> **WRITTEN TASK**:
Each record below should be repeated precisely as written.

> **RECORDS SHOWN**:
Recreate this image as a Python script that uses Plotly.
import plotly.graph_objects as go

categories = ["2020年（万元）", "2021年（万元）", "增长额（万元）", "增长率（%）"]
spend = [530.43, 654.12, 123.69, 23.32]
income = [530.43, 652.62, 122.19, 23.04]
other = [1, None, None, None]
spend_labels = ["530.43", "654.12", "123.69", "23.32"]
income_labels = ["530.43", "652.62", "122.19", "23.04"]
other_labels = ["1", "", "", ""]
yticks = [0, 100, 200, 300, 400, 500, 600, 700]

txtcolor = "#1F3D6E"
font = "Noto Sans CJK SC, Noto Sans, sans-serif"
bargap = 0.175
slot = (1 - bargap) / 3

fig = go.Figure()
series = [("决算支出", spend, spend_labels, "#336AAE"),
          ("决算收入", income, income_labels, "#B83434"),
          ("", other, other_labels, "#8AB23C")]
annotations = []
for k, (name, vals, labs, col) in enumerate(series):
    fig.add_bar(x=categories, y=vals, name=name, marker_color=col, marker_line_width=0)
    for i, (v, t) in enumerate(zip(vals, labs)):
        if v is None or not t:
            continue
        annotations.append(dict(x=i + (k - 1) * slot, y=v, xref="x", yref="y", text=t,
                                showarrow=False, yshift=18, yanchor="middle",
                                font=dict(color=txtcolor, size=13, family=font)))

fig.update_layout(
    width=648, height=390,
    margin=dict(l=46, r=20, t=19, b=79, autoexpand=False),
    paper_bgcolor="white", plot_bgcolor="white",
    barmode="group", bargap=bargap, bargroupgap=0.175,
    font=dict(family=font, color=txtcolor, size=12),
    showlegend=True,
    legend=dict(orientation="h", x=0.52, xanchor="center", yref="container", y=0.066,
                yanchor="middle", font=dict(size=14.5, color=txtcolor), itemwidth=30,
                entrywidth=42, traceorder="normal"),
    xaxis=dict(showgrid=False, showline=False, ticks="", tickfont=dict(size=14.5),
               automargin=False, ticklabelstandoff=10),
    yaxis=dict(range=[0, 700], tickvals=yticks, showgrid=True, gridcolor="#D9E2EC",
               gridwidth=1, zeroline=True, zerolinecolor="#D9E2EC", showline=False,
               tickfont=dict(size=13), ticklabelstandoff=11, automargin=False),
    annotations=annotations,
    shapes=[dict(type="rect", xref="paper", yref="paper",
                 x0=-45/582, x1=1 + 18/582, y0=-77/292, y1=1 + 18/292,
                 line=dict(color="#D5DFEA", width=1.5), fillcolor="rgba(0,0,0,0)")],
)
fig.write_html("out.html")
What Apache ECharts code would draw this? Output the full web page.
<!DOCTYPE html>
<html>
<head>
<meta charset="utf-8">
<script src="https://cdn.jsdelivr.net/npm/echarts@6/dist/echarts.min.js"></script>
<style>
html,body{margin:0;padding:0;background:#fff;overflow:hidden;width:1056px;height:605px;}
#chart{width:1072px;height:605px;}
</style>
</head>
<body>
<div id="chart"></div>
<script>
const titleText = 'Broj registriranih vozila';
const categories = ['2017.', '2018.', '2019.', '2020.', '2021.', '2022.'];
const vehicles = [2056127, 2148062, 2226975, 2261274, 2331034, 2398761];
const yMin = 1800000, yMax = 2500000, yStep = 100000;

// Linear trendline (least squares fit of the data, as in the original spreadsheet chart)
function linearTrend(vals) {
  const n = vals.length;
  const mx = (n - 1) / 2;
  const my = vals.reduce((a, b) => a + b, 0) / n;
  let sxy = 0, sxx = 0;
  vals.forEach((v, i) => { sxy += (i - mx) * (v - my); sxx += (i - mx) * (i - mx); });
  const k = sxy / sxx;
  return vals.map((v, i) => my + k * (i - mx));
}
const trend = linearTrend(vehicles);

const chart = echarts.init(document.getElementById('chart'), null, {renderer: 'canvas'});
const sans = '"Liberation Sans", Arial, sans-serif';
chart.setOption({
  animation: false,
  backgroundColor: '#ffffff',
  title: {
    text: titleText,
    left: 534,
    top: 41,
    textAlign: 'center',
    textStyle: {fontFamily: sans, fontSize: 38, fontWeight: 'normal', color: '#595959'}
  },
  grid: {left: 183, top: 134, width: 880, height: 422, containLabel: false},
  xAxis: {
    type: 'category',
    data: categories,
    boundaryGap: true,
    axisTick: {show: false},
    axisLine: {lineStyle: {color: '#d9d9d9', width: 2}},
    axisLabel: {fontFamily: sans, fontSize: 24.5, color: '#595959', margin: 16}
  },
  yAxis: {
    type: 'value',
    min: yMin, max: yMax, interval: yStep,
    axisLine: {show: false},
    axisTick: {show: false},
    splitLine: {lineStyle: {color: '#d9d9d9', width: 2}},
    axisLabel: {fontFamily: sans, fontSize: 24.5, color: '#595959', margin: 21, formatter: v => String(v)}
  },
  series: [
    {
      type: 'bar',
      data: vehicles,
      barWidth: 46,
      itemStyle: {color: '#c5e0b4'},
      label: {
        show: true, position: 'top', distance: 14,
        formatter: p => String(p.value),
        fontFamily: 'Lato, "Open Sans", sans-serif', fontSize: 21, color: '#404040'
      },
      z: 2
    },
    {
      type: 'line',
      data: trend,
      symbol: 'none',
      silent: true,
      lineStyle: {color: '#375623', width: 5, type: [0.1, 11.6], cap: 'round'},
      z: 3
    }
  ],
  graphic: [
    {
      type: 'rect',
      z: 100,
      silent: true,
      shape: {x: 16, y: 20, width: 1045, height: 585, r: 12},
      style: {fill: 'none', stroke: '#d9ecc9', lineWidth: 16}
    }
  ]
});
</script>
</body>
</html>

> **RESPONSE FOR THIS EXERCISE**:
Recreate this image as a Python script that uses Plotly.
import plotly.graph_objects as go

categories = ["2020年（万元）", "2021年（万元）", "增长额（万元）", "增长率（%）"]
spend = [530.43, 654.12, 123.69, 23.32]
income = [530.43, 652.62, 122.19, 23.04]
other = [1, None, None, None]
spend_labels = ["530.43", "654.12", "123.69", "23.32"]
income_labels = ["530.43", "652.62", "122.19", "23.04"]
other_labels = ["1", "", "", ""]
yticks = [0, 100, 200, 300, 400, 500, 600, 700]

txtcolor = "#1F3D6E"
font = "Noto Sans CJK SC, Noto Sans, sans-serif"
bargap = 0.175
slot = (1 - bargap) / 3

fig = go.Figure()
series = [("决算支出", spend, spend_labels, "#336AAE"),
          ("决算收入", income, income_labels, "#B83434"),
          ("", other, other_labels, "#8AB23C")]
annotations = []
for k, (name, vals, labs, col) in enumerate(series):
    fig.add_bar(x=categories, y=vals, name=name, marker_color=col, marker_line_width=0)
    for i, (v, t) in enumerate(zip(vals, labs)):
        if v is None or not t:
            continue
        annotations.append(dict(x=i + (k - 1) * slot, y=v, xref="x", yref="y", text=t,
                                showarrow=False, yshift=18, yanchor="middle",
                                font=dict(color=txtcolor, size=13, family=font)))

fig.update_layout(
    width=648, height=390,
    margin=dict(l=46, r=20, t=19, b=79, autoexpand=False),
    paper_bgcolor="white", plot_bgcolor="white",
    barmode="group", bargap=bargap, bargroupgap=0.175,
    font=dict(family=font, color=txtcolor, size=12),
    showlegend=True,
    legend=dict(orientation="h", x=0.52, xanchor="center", yref="container", y=0.066,
                yanchor="middle", font=dict(size=14.5, color=txtcolor), itemwidth=30,
                entrywidth=42, traceorder="normal"),
    xaxis=dict(showgrid=False, showline=False, ticks="", tickfont=dict(size=14.5),
               automargin=False, ticklabelstandoff=10),
    yaxis=dict(range=[0, 700], tickvals=yticks, showgrid=True, gridcolor="#D9E2EC",
               gridwidth=1, zeroline=True, zerolinecolor="#D9E2EC", showline=False,
               tickfont=dict(size=13), ticklabelstandoff=11, automargin=False),
    annotations=annotations,
    shapes=[dict(type="rect", xref="paper", yref="paper",
                 x0=-45/582, x1=1 + 18/582, y0=-77/292, y1=1 + 18/292,
                 line=dict(color="#D5DFEA", width=1.5), fillcolor="rgba(0,0,0,0)")],
)
fig.write_html("out.html")
What Apache ECharts code would draw this? Output the full web page.
<!DOCTYPE html>
<html>
<head>
<meta charset="utf-8">
<script src="https://cdn.jsdelivr.net/npm/echarts@6/dist/echarts.min.js"></script>
<style>
html,body{margin:0;padding:0;background:#fff;overflow:hidden;width:1056px;height:605px;}
#chart{width:1072px;height:605px;}
</style>
</head>
<body>
<div id="chart"></div>
<script>
const titleText = 'Broj registriranih vozila';
const categories = ['2017.', '2018.', '2019.', '2020.', '2021.', '2022.'];
const vehicles = [2056127, 2148062, 2226975, 2261274, 2331034, 2398761];
const yMin = 1800000, yMax = 2500000, yStep = 100000;

// Linear trendline (least squares fit of the data, as in the original spreadsheet chart)
function linearTrend(vals) {
  const n = vals.length;
  const mx = (n - 1) / 2;
  const my = vals.reduce((a, b) => a + b, 0) / n;
  let sxy = 0, sxx = 0;
  vals.forEach((v, i) => { sxy += (i - mx) * (v - my); sxx += (i - mx) * (i - mx); });
  const k = sxy / sxx;
  return vals.map((v, i) => my + k * (i - mx));
}
const trend = linearTrend(vehicles);

const chart = echarts.init(document.getElementById('chart'), null, {renderer: 'canvas'});
const sans = '"Liberation Sans", Arial, sans-serif';
chart.setOption({
  animation: false,
  backgroundColor: '#ffffff',
  title: {
    text: titleText,
    left: 534,
    top: 41,
    textAlign: 'center',
    textStyle: {fontFamily: sans, fontSize: 38, fontWeight: 'normal', color: '#595959'}
  },
  grid: {left: 183, top: 134, width: 880, height: 422, containLabel: false},
  xAxis: {
    type: 'category',
    data: categories,
    boundaryGap: true,
    axisTick: {show: false},
    axisLine: {lineStyle: {color: '#d9d9d9', width: 2}},
    axisLabel: {fontFamily: sans, fontSize: 24.5, color: '#595959', margin: 16}
  },
  yAxis: {
    type: 'value',
    min: yMin, max: yMax, interval: yStep,
    axisLine: {show: false},
    axisTick: {show: false},
    splitLine: {lineStyle: {color: '#d9d9d9', width: 2}},
    axisLabel: {fontFamily: sans, fontSize: 24.5, color: '#595959', margin: 21, formatter: v => String(v)}
  },
  series: [
    {
      type: 'bar',
      data: vehicles,
      barWidth: 46,
      itemStyle: {color: '#c5e0b4'},
      label: {
        show: true, position: 'top', distance: 14,
        formatter: p => String(p.value),
        fontFamily: 'Lato, "Open Sans", sans-serif', fontSize: 21, color: '#404040'
      },
      z: 2
    },
    {
      type: 'line',
      data: trend,
      symbol: 'none',
      silent: true,
      lineStyle: {color: '#375623', width: 5, type: [0.1, 11.6], cap: 'round'},
      z: 3
    }
  ],
  graphic: [
    {
      type: 'rect',
      z: 100,
      silent: true,
      shape: {x: 16, y: 20, width: 1045, height: 585, r: 12},
      style: {fill: 'none', stroke: '#d9ecc9', lineWidth: 16}
    }
  ]
});
</script>
</body>
</html>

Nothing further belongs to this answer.